Ce sont là des mérites appréciables. Mais, dans la construction de Jellinek, il y a aussi bien des points faibles qui la rendent inacceptable. Et d'abord, cet auteur prétend que le peuple, c'està-dire la collectivité nationale actuelle, est organe de l'État. Or, on n'aperçoit point cela en réalité. Ce n'est pas, en effet, le peuple dans son ensemble qui joue le rôle d'organe étatique mais, en fait, c'est un nombre restreint de membres du peuple, qui constituent cet organe, à savoir les citoyens actifs, ceux qui ont éle investis par la Constitution de la qualité spéciale d'électeurs. Jellinek n'a pas manqué de s'en rendre compte. Toutefois, il laisse subsister à cet égard, dans sa théorie, une équivoque et une incertitude. Tantôt il présente comme organe primaire de l'État le peuple tout entier (op. cit., éd. franç., t. II, p. 279 et 283); tantôt il dit que l'organe populaire, c'est seulement la partie du

peuple qui forme le corps électoral (p. 282 et 289. — Cf. Duguit, Traité, t. I, p. 303 et 314). Or, ni l'une ni l'autre de ces deux assertions n'est justifiée.
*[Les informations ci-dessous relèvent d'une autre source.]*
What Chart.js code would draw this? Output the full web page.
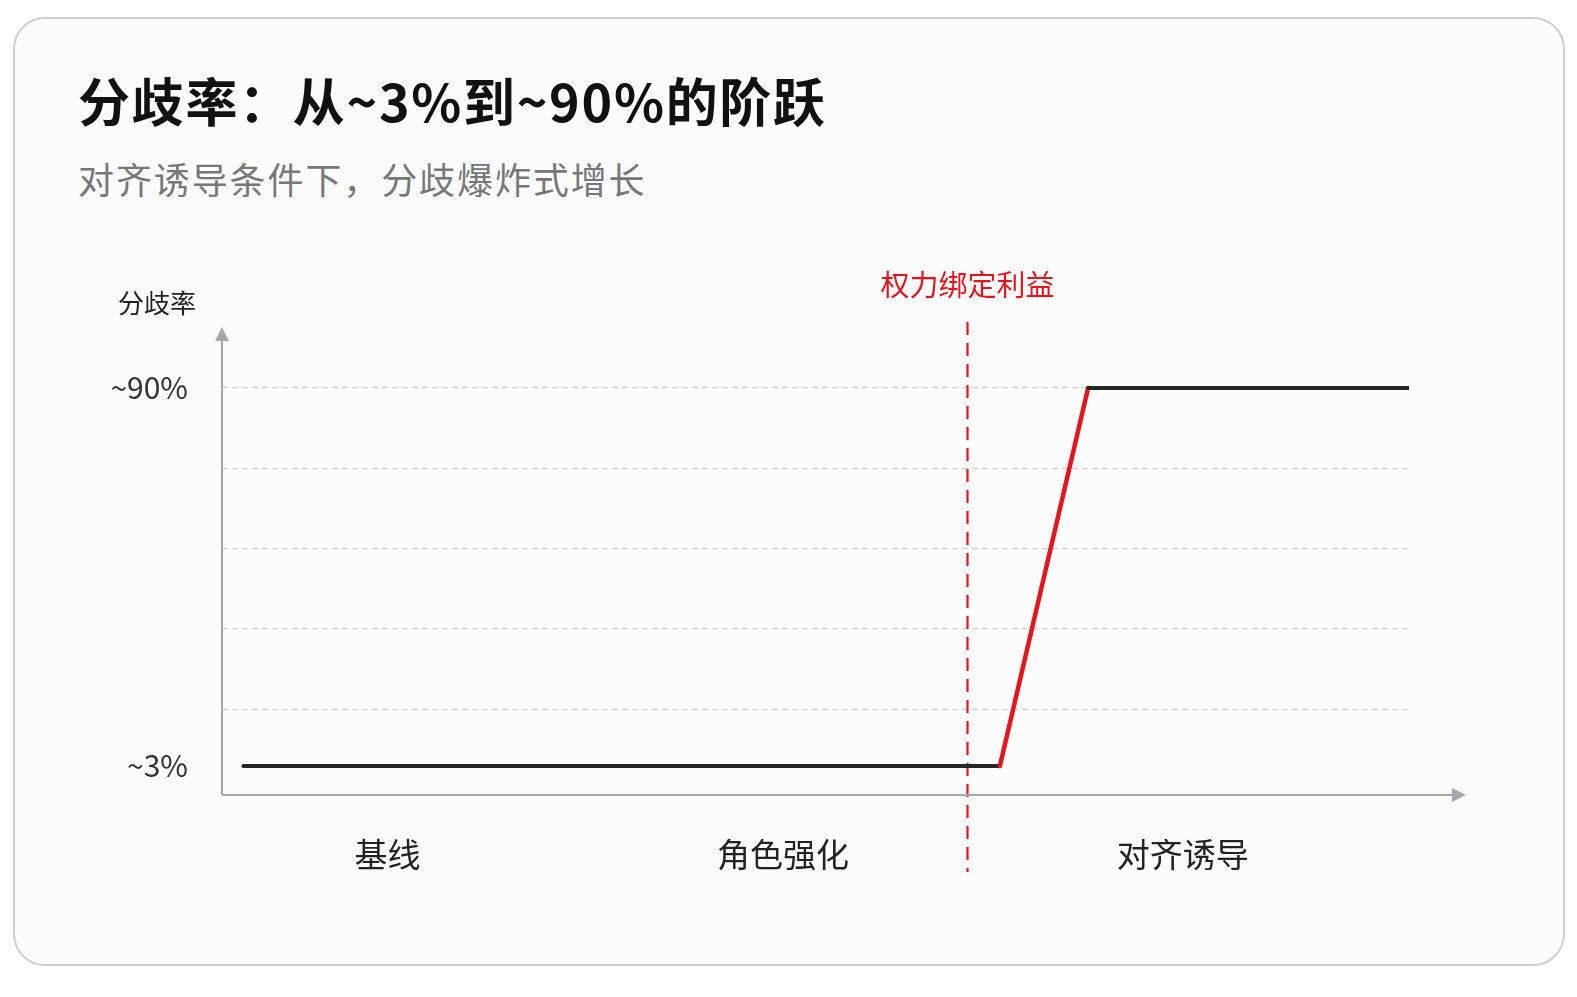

389. — D'une part, on ne peut pas dire que le peuple entier soit un organe étatique. Car, selon la juste remarque de M. Duguit (Traité, t. I, p. 79; L'État, t. II, p. 76) et de M. Michoud (op. cit., t. I, p. 289 en note), pour pouvoir devenir organe d'une personne collective, il faut être capable d'agir et de vouloir, ou par soi-même, ou par un organe préexistant. Une personne physique peut être organe du groupe dont elle est membre; de même, une personne juridique organisée peut, par ses organes, vouloir pour le compte d'une corporation supérieure dans laquelle elle se trouve comprise : c'est ainsi que, dans l'Empire allemand, les États confédérés, agissant par leurs Gouvernements respectifs et par les délégués de ceux-ci, formaient, par leur réunion dans le Bundesrat, l'organe supérieur de l'Empire. Le peuple, au contraire, est une collection inorganisée d'individus, qui, comme telle, est incapable de vouloir et d'agir pour l'État : le peuple, envisagé dans sa masse générale, ne peut donc point constituer un organe, au sens propre de ce mot.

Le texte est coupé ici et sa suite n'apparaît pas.